French vegetable farmers protesting against the price slumps set fire to tax and insurance offices in Morlaix, Brittany. The farmers used tractors and trailers to dump artichokes, cauliflowers and manure. It is also alleged that they prevented the fire services from putting out the blaze. So what’s the background to this? Judith Hitchman of Urgenci gives some context.
When the European Union decided to implement sanctions on a limited number of individual financial transactions of Russians, as token response to the Russian intervention in Ukraine, they may have underestimated the strength of what the Russian response would be. Russia’s effective ban on all agricultural imports from the European Union has hit not only large but also small-scale producers across the European Union very hard.

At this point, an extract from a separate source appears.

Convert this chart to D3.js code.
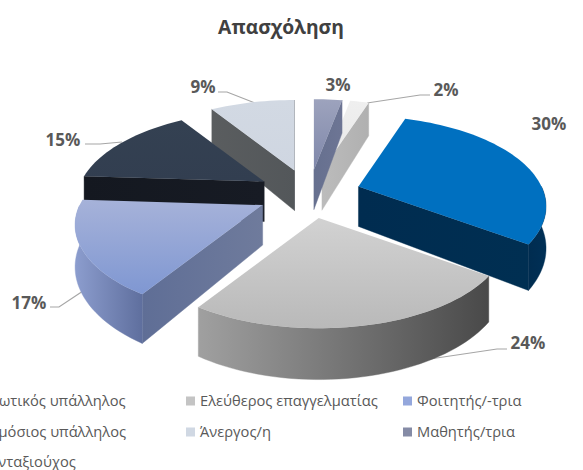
<!DOCTYPE html>
<html><head><meta charset="utf-8">
<script src="https://cdn.jsdelivr.net/npm/d3@7"></script>
<style>html,body{margin:0;padding:0;background:#fff;overflow:hidden}svg{display:block}
text{font-family:"Open Sans","Noto Sans",sans-serif}</style></head>
<body><svg id="c" width="583" height="470"></svg>
<script>
const title = "Απασχόληση";
const categories = ["Ιδιωτικός υπάλληλος","Ελεύθερος επαγγελματίας","Φοιτητής/-τρια","Δημόσιος υπάλληλος","Άνεργος/η","Μαθητής/τρια","Συνταξιούχος"];
const values = [30,24,17,15,9,3,2];

const topColors  = [["#0070c0","#0070c0"],["#d2d2d2","#b9b9b9"],["#a6b2d9","#7f97d2"],["#344152","#323e50"],["#d2d9e3","#cfd6e1"],["#9da3bd","#7f87aa"],["#efefef","#e8e8e8"]];
const rimColors  = [["#002c50","#003056"],["#a0a0a0","#494949"],["#8c9dce","#5f6f9e"],["#151a22","#151a22"],["#585b5d","#585b5d"],["#6a7292","#6a7292"],["#b6b6b6","#b6b6b6"]];
const wallColors = [["#002c50","#002f52"],["#a0a0a0","#494949"],["#5f6e96","#6f7b9c"],["#141820","#171b24"],["#5a5d5f","#53575a"],["#66708f","#6d7594"],["#bcbcbc","#b0b0b0"]];
const legendSwatch = ["#0070c0","#c4c4c4","#94a7dc","#333f50","#d0d8e3","#858ba6","#ededed"];
const drawOrder = [6,5,4,3,0,2,1];

const labelPos = [[549,124],[528,343],[29,303],[63,140],[203,87],[338,85],[446,90]];
const leaders = [null,[[507,349],[497,349],[403,363]],[[50,307],[59,307],[83,291]],[[85,144],[100,144],[122,142]],[[218,92],[227,92],[255,103]],null,[[430,95],[420,95],[367,103]]];
const legendCols = [-33,186,403], legendRows = [401,432,462];

const svg = d3.select("#c"), defs = svg.append("defs");
const R = 183, EXPLODE = 52, K = 0.47, PERSP = 0.22, DEPTH = 40, CX = 309, CY = 194;
const toRad = Math.PI/180;
const pie = d3.pie().sort(null).startAngle(18*toRad).endAngle(378*toRad);
const arcs = pie(values);
const sx = d3.scaleLinear().domain([-R,R]).range([-R,R]);
const sy = d3.scaleLinear().domain([-R,R]).range([K*R,-K*R]);
const line = d3.line().x(d=>d[0]).y(d=>d[1]);
function grad(id,c,x1,y1,x2,y2){
  const g = defs.append("linearGradient").attr("id",id).attr("gradientUnits","userSpaceOnUse")
    .attr("x1",x1).attr("y1",y1).attr("x2",x2).attr("y2",y2);
  g.append("stop").attr("offset",0).attr("stop-color",c[0]);
  g.append("stop").attr("offset",1).attr("stop-color",c[1]);
  return `url(#${id})`;
}
leaders.forEach(l=>{ if(l) svg.append("path").attr("d",line(l)).attr("fill","none").attr("stroke","#a6a6a6").attr("stroke-width",1.2); });
const gSl = svg.append("g");
drawOrder.forEach(i=>{
  const a = arcs[i], m = (a.startAngle+a.endAngle)/2;
  const apex = {x:CX+sx(EXPLODE*Math.sin(m)), y:CY+sy(EXPLODE*Math.cos(m)), d:DEPTH};
  const pt = t=>{
    const v=R*Math.cos(t), p=1+PERSP*v/R;
    return {x:apex.x+sx(R*Math.sin(t))/p, y:apex.y+sy(v)/p, d:DEPTH/p};
  };
  const n = Math.max(6,Math.ceil((a.endAngle-a.startAngle)/toRad/2));
  const ang = j=>a.startAngle+(a.endAngle-a.startAngle)*j/n;
  const rim = d3.range(n+1).map(j=>pt(ang(j)));
  const top = [apex,...rim];
  const ey = d3.extent(top,d=>d.y);
  const g = gSl.append("g");
  const quad = (pts,fill)=>g.append("path")
     .attr("d",line([...pts.map(p=>[p.x,p.y]),...pts.slice().reverse().map(p=>[p.x,p.y+p.d])])+"Z")
     .attr("fill",fill).attr("stroke",fill).attr("stroke-width",0.4);
  if (rim[0].x<apex.x) quad([apex,rim[0]],grad(`ws${i}`,wallColors[i],Math.min(apex.x,rim[0].x),0,Math.max(apex.x,rim[0].x),0));
  if (rim[n].x>apex.x) quad([rim[n],apex],grad(`we${i}`,wallColors[i],Math.min(apex.x,rim[n].x),0,Math.max(apex.x,rim[n].x),0));
  const vis = rim.filter((p,j)=>Math.cos(ang(j))<0.02);
  if (vis.length>1){
    const e=d3.extent(vis,d=>d.x);
    quad(vis,grad(`wr${i}`,rimColors[i],e[0],0,e[1],0));
  }
  g.append("path").attr("d",line(top.map(p=>[p.x,p.y]))+"Z")
   .attr("fill",grad(`t${i}`,topColors[i],0,ey[0],0,ey[1]));
});

values.forEach((v,i)=>svg.append("text").attr("x",labelPos[i][0]).attr("y",labelPos[i][1]).attr("dy","0.36em")
  .attr("text-anchor","middle").attr("font-size",17).attr("font-weight",700).attr("fill","#595959").text(v+"%"));
svg.append("text").attr("x",281).attr("y",27).attr("dy","0.36em").attr("text-anchor","middle")
  .attr("font-size",19.3).attr("font-weight",700).attr("fill","#404040").text(title);
categories.forEach((c,i)=>{
  const col=i%3,row=Math.floor(i/3);
  const x=legendCols[col],y=legendRows[row];
  svg.append("rect").attr("x",x).attr("y",y-4.5).attr("width",9).attr("height",9).attr("fill",legendSwatch[i]);
  svg.append("text").attr("x",x+14).attr("y",y).attr("dy","0.36em").attr("font-size",14.7).attr("fill","#595959").text(c);
});
</script></body></html>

As the large-scale producers are unable to export their produce, they are flooding the internal markets, dumping their produce, forcing local prices paid to small-scale producers to plummet, be it for cabbages and apples in Austria or artichokes in Brittany. Cabbages are being massively destroyed and apples left unpicked in Austria. Some of the large industrial producers have, of course found loop-holes by transiting their goods through Switzerland and other non-EU countries.
Last week, Breton farmers from the Morlaix region became so incensed with the fact that they either can not sell their produce at all or at least not at a fair price, that they took direct action of an incendiary nature, setting the local tax office on fire in their expression of anger. It was alleged by local authorities that the farmers stopped the local fire brigade from accessing the site to put the fire out.